» **Stated exercise**
Copy out all lines carrying the word "code".

[Records]
_ _ _ _
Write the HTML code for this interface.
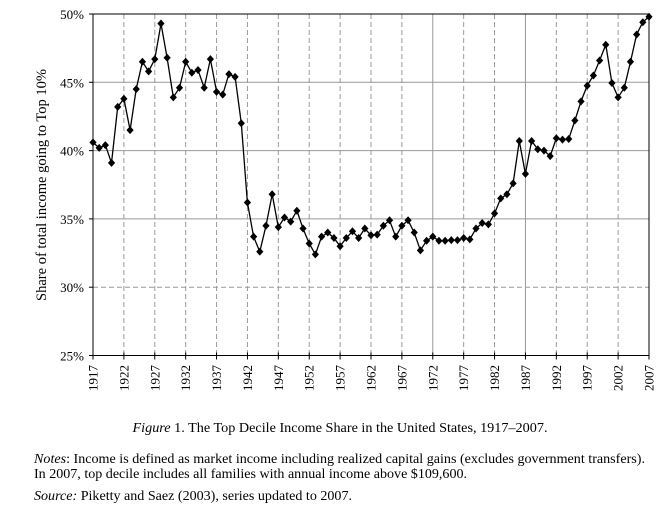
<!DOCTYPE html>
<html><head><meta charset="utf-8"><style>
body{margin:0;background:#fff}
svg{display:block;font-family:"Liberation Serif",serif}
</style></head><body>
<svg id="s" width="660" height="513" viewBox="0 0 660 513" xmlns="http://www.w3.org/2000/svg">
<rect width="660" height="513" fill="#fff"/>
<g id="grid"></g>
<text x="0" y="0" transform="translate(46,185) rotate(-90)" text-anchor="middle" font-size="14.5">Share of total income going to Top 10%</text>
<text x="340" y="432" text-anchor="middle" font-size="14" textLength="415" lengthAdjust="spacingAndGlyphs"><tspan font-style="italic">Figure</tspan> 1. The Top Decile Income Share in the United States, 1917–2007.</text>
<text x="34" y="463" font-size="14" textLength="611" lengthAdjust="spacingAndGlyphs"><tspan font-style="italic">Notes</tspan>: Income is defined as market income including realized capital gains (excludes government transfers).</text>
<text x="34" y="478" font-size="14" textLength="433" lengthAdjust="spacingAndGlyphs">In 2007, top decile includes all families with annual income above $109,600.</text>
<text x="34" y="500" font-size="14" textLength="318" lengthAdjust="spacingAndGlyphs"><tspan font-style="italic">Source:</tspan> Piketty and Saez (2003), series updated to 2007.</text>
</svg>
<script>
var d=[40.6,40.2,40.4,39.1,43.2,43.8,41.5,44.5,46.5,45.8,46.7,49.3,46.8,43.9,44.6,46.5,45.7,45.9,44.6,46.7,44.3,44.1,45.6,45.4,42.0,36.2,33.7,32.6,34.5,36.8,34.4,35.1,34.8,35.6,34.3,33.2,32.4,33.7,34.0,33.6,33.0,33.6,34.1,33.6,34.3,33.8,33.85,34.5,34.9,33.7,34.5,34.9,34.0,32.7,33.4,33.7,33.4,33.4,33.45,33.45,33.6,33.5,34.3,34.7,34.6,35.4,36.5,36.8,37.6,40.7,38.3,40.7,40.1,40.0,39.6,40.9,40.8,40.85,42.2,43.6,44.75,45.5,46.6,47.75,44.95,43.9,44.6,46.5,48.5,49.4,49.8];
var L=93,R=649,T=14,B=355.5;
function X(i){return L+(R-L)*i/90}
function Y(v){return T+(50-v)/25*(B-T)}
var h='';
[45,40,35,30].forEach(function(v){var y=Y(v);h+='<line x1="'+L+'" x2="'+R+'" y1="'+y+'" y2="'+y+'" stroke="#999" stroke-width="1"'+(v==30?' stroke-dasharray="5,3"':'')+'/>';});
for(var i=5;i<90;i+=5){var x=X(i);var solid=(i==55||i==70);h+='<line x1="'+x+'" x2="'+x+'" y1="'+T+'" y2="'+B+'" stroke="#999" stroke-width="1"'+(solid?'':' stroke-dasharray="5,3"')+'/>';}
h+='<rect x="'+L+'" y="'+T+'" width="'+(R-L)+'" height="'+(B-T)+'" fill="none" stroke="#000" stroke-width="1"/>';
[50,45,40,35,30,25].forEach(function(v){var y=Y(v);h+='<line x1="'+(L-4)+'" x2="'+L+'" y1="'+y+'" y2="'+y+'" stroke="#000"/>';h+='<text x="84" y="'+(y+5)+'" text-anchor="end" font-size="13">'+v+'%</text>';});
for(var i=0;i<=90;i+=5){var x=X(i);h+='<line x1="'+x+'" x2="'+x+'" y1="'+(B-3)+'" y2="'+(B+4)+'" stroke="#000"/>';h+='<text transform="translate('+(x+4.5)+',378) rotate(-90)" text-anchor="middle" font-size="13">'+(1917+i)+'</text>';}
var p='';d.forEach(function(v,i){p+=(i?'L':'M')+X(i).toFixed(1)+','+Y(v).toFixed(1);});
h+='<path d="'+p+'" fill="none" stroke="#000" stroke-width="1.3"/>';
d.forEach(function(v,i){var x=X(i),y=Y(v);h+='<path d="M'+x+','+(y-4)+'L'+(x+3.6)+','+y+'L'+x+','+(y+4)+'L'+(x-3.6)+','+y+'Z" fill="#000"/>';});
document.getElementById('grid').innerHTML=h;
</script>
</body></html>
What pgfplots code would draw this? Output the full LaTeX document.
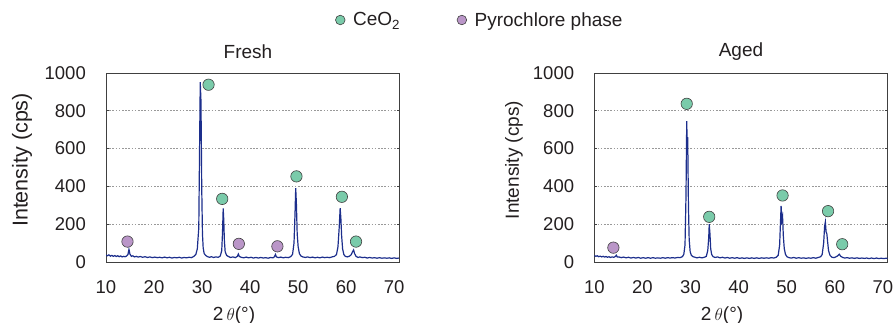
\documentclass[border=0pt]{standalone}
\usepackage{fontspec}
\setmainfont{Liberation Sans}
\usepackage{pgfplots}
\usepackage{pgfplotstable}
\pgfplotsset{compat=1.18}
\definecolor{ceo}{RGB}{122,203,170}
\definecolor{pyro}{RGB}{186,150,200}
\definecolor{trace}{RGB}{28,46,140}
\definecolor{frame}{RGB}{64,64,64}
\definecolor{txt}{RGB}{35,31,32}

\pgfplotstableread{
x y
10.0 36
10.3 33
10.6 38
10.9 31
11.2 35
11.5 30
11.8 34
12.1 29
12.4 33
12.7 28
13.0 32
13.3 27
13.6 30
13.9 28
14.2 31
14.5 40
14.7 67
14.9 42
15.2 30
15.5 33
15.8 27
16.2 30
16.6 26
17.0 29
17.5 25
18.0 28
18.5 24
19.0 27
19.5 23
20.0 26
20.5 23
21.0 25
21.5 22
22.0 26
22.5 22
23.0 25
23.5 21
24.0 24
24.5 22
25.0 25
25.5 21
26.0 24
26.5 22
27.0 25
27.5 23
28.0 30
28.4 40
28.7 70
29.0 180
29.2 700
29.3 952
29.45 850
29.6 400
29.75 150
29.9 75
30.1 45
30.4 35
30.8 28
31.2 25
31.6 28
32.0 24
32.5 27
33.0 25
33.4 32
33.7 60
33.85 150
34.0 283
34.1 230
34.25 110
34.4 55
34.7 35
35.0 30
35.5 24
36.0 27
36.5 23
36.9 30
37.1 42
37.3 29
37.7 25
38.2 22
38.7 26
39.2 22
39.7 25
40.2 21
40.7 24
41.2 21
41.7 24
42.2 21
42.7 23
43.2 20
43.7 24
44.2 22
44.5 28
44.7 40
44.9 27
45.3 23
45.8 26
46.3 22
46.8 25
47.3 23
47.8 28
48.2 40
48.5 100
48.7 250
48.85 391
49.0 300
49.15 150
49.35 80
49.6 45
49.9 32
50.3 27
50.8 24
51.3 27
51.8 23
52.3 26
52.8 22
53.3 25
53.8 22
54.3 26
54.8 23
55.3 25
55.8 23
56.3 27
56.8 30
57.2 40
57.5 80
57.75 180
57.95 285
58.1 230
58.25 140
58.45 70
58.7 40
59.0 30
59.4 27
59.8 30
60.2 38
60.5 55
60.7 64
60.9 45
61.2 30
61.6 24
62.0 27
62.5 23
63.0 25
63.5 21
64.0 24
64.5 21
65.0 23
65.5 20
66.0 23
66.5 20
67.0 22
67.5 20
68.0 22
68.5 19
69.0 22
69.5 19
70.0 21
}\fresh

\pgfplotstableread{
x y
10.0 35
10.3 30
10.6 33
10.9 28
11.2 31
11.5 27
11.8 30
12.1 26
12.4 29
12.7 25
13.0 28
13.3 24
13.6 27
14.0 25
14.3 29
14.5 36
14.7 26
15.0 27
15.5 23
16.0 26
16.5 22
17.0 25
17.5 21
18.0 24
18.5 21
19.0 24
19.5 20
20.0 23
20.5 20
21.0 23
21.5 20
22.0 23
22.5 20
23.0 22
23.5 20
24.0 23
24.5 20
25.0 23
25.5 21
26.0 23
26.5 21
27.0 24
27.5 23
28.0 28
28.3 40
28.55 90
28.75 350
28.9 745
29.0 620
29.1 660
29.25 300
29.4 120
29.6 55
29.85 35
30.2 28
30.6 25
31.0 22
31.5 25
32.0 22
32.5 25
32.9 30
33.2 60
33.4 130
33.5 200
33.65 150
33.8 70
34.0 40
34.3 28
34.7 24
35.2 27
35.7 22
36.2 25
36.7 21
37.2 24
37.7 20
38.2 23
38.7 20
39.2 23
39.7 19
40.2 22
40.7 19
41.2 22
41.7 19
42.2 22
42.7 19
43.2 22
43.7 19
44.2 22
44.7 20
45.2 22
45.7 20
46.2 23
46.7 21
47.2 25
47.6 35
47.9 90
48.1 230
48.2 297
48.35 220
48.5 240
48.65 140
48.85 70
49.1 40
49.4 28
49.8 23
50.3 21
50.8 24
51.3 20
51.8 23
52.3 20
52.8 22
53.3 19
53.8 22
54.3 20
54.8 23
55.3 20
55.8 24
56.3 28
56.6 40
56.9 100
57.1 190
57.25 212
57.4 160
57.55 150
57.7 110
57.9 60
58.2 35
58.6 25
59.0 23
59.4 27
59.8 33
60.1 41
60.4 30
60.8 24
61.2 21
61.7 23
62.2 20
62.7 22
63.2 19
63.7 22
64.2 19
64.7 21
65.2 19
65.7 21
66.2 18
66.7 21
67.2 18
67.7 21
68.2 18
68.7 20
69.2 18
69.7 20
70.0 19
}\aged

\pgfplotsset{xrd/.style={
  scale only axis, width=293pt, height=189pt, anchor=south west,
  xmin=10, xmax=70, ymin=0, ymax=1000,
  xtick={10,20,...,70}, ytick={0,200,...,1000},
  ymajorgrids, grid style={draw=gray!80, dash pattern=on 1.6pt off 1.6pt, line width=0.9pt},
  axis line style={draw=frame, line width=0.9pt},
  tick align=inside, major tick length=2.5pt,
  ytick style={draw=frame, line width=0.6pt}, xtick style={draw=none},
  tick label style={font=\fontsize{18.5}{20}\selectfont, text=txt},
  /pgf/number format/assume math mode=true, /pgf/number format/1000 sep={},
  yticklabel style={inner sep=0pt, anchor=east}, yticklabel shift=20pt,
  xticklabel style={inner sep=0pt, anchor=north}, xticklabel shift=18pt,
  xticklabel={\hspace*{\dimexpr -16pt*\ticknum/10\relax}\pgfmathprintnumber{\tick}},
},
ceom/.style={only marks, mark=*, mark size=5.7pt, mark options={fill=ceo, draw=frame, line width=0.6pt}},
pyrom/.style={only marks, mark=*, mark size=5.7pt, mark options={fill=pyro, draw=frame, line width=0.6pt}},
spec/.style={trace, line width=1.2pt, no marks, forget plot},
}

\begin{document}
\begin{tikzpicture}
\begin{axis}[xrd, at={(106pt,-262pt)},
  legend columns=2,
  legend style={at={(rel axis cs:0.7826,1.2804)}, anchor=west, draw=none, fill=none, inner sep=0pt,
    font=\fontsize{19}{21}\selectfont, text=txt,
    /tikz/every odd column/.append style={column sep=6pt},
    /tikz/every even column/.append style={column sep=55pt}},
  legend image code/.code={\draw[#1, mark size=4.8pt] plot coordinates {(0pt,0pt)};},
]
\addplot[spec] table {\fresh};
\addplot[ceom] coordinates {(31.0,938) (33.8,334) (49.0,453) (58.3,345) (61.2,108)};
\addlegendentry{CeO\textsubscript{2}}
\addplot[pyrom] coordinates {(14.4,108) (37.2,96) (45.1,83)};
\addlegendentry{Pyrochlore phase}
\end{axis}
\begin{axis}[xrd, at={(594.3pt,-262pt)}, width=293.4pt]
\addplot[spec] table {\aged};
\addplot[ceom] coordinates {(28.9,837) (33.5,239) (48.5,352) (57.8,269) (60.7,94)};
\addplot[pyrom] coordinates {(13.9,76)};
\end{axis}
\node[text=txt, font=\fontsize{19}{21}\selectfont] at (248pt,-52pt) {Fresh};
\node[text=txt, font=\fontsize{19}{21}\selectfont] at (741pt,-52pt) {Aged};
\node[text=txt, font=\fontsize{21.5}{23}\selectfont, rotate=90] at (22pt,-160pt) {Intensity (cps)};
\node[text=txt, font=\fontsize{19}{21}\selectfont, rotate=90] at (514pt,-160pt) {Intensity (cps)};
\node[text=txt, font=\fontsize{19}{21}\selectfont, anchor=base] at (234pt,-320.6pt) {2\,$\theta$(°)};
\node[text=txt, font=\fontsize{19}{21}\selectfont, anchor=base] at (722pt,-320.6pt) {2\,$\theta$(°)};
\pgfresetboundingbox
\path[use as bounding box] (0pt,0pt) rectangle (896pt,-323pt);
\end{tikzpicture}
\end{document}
_ _ _ _
» **Completed task**
Write the HTML code for this interface.
What pgfplots code would draw this? Output the full LaTeX document.
  legend image code/.code={\draw[#1, mark size=4.8pt] plot coordinates {(0pt,0pt)};},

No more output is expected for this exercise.